Le Conseil national a accepté la motion par 145 voix contre 44 et 4 abstentions. La minorité venait des groupes vertl'libéral et libéral-radical ainsi que 2 voix du groupe du Centre.

Alors que la commission de la politique de sécurité du Conseil des Etats (CPS-CE) avait estimé en juillet 2023 qu’il était nécessaire de suspendre l’examen de la motion du groupe du Centre qui demandait une protection des infrastructures critiques du pays contre l’influence d’autres États dans l’attente du rapport rédigé en réponse au postulat Pult – «Infrastructure numérique. Réduire les risques géopolitiques» –, elle a décidé le 11 janvier 2024, par 6 voix contre 5 et 2 abstentions, de «suspendre les travaux relatifs à la motion» jusqu’à ce que le message concernant la révision de la loi sur les télécommunications (LTC) ait été transmis au Parlement.

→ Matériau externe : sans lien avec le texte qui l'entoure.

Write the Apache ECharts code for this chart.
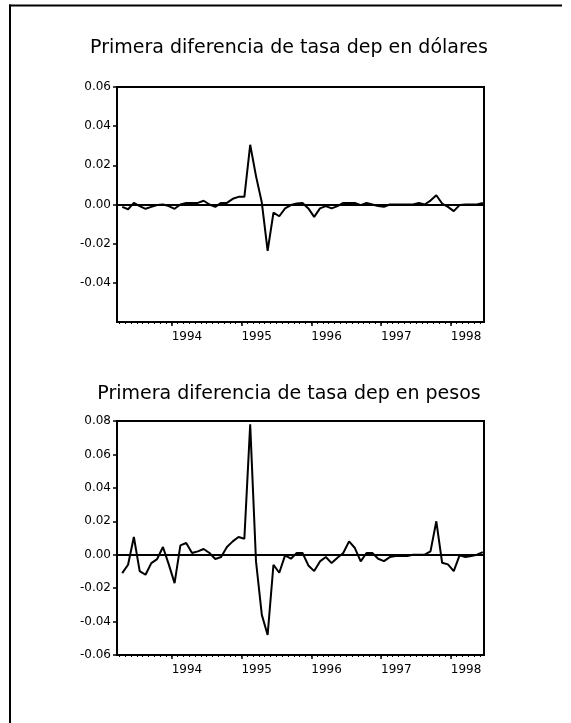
<!DOCTYPE html>
<html>
<head>
<meta charset="utf-8">
<script src="https://cdn.jsdelivr.net/npm/echarts@6/dist/echarts.min.js"></script>
<style>
  html, body { margin: 0; padding: 0; background: #fff; }
  #chart { width: 571px; height: 723px; }
</style>
</head>
<body>
<div id="chart"></div>
<script>
// Monthly first differences of deposit rates, 1993:04 – 1998:06
const titles = [
  'Primera diferencia de tasa dep en dólares',
  'Primera diferencia de tasa dep en pesos'
];
const baseYear = 1993;           // month axis counts months from Jan of this year
const firstMonth = 4;            // first observation: April 1993
const yearLabels = [1994, 1995, 1996, 1997, 1998];

const dolares = [
  -0.0012, -0.0024, 0.0008, -0.0008, -0.0022, -0.0012, -0.0003, 0.0000, -0.0008, -0.0022,
   0.0000,  0.0008, 0.0008,  0.0008,  0.0019,  0.0000, -0.0012, 0.0008,  0.0008,  0.0029,
   0.0039,  0.0039, 0.0305,  0.0145,  0.0010, -0.0237, -0.0042, -0.0060, -0.0020, -0.0003,
   0.0005,  0.0008, -0.0020, -0.0063, -0.0020, -0.0008, -0.0020, -0.0008, 0.0008,  0.0008,
   0.0008, -0.0003, 0.0008,  0.0000, -0.0008, -0.0012,  0.0000,  0.0000, 0.0000,  0.0000,
   0.0000,  0.0008, 0.0000,  0.0020,  0.0047,  0.0005, -0.0012, -0.0034, -0.0003, 0.0000,
   0.0000,  0.0000, 0.0008
];

const pesos = [
  -0.0110, -0.0060, 0.0106, -0.0098, -0.0120, -0.0050, -0.0026, 0.0046, -0.0058, -0.0170,
   0.0056,  0.0070, 0.0010,  0.0020,  0.0034,  0.0010, -0.0026, -0.0014, 0.0046,  0.0080,
   0.0106,  0.0096, 0.0780, -0.0040, -0.0360, -0.0480, -0.0060, -0.0108, -0.0004, -0.0024,
   0.0010,  0.0010, -0.0064, -0.0098, -0.0040, -0.0014, -0.0050, -0.0018, 0.0010,  0.0080,
   0.0040, -0.0040, 0.0010,  0.0010, -0.0024, -0.0038, -0.0014, -0.0008, -0.0008, -0.0008,
   0.0000,  0.0000, 0.0000,  0.0020,  0.0200, -0.0048, -0.0058, -0.0098, -0.0004, -0.0014,
  -0.0008,  0.0000, 0.0016
];

const yRanges = [
  { min: -0.06, max: 0.06, interval: 0.02, showMin: false },
  { min: -0.06, max: 0.08, interval: 0.02, showMin: true }
];

// Month axis: value = months since Jan of baseYear, observations sit mid-month
const xMin = 2.6, xMax = 65.7;
const obsX = i => (firstMonth - 1) + i + 0.5;
const yearVals = yearLabels.map(y => (y - baseYear) * 12);
const monthVals = [];
for (let m = Math.ceil(xMin); m <= Math.floor(xMax); m++) monthVals.push(m);

const font = 'DejaVu Sans';
const black = '#000';

const grids = [
  { left: 117, top: 87, width: 367, height: 235 },
  { left: 117, top: 421, width: 367, height: 234 }
].map(g => Object.assign(g, {
  show: true, borderColor: black, borderWidth: 2, backgroundColor: 'transparent'
}));

const xAxes = [];
const yAxes = [];
const series = [];
[dolares, pesos].forEach((vals, g) => {
  // major (yearly) ticks with labels
  xAxes.push({
    type: 'value', gridIndex: g, min: xMin, max: xMax, position: 'bottom',
    axisLine: { show: true, onZero: false, lineStyle: { color: black, width: 2 } },
    axisTick: { show: true, customValues: yearVals, length: 4, lineStyle: { color: black, width: 1.5 } },
    axisLabel: {
      show: true, customValues: yearVals, align: 'left', margin: 9,
      formatter: v => String(baseYear + Math.round(v / 12)),
      fontFamily: font, fontSize: 12, color: black
    },
    splitLine: { show: false }
  });
  // minor (monthly) ticks
  xAxes.push({
    type: 'value', gridIndex: g, min: xMin, max: xMax, position: 'bottom',
    axisLine: { show: false, onZero: false },
    axisTick: { show: true, customValues: monthVals, length: 2, lineStyle: { color: black, width: 1 } },
    axisLabel: { show: false },
    splitLine: { show: false }
  });
  const r = yRanges[g];
  yAxes.push({
    type: 'value', gridIndex: g, min: r.min, max: r.max, interval: r.interval,
    axisLine: { show: true, onZero: false, lineStyle: { color: black, width: 2 } },
    axisTick: { show: true, length: 4, lineStyle: { color: black, width: 1.5 } },
    axisLabel: {
      showMinLabel: r.showMin, margin: 6,
      formatter: v => (Math.abs(v) < 1e-9 ? 0 : v).toFixed(2),
      fontFamily: font, fontSize: 12, color: black
    },
    splitLine: { show: false }
  });
  series.push({
    type: 'line', xAxisIndex: g * 2, yAxisIndex: g,
    data: vals.map((v, i) => [obsX(i), v]),
    showSymbol: false, symbol: 'none',
    lineStyle: { color: black, width: 2 },
    markLine: {
      silent: true, symbol: 'none', label: { show: false },
      lineStyle: { color: black, width: 2, type: 'solid' },
      data: [{ yAxis: 0 }]
    },
    animation: false
  });
});

const chart = echarts.init(document.getElementById('chart'), null, { renderer: 'canvas' });
chart.setOption({
  backgroundColor: '#fff',
  animation: false,
  title: titles.map((t, g) => ({
    text: t, left: 289, top: g === 0 ? 39 : 385, textAlign: 'center', padding: 0,
    textStyle: { fontFamily: font, fontSize: 19, fontWeight: 'normal', color: black }
  })),
  graphic: [
    { type: 'line', shape: { x1: 9, y1: 5.5, x2: 562, y2: 5.5 }, style: { stroke: black, lineWidth: 2 } },
    { type: 'line', shape: { x1: 10, y1: 4.5, x2: 10, y2: 723 }, style: { stroke: black, lineWidth: 2 } }
  ],
  grid: grids,
  xAxis: xAxes,
  yAxis: yAxes,
  series: series
});
</script>
</body>
</html>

Lors de sa séance du 4 mars 2024, le Conseil des Etats a décidé tacitement de suivre les recommandations de la conseillère aux Etats Andrea Gmür (centre, LU) qui a affirmé, au nom de la CPS-CE, qu’il était «prématuré de débattre définitivement de la motion à ce stade».

À la suite de la décision du Conseil des Etats de suspendre le traitement de la motion du groupe socialiste demandant d'améliorer la protection des infrastructures critiques du pays contre l’influence d’autres Etats jusqu'à ce que le Département de l'environnement, des transports, de l'énergie et de la communication (DETEC) ait élaboré un projet de révision de la loi sur les télécommunications (LTC), les membres de la chambre basse ont à leur tour voté en faveur de la suspension de cet objet. Lors des débats, la conseillère nationale Isabelle Chappuis (centre, VD), qui s'est exprimée au nom de la Commission de la politique de sécurité du Conseil national (CPS-CN), a notamment indiqué à ses collègues que si la commission avait voté par 16 voix contre 6 et 1 abstention pour la suspension de cette motion, une minorité souhaitait que le Conseil national vote directement pour ce texte afin que le Conseil fédéral soit contraint de tenir compte, dans son projet de révision de la LTC, des mesures qui figurent dans la motion. La conseillère nationale a également relevé que d'autres membres de la commission avaient fait part de leur préoccupation relative à la manière dont la motion conduirait les autorités à classer les pays selon la nature plus ou moins démocratique de leur régime, mettant en cause la neutralité de la Suisse.
Michael Götte (udc, SG), qui s'est également exprimé au nom de la commission, a quant à lui affirmé que le Conseil national avait intérêt à attendre jusqu'à la mise en consultation du projet de loi pour se prononcer, puisque «sollte sich nach dieser Konsultation zeigen, dass die Kernanliegen der Motion nicht oder nur ungenügend adressiert werden, gibt uns die Sistierung der Motion die Möglichkeit, nachzufassen».
Le Conseil national a accepté tacitement de suspendre l'examen de la motion jusqu'à ce que le projet de révision de la LTC soit transmis au Parlement.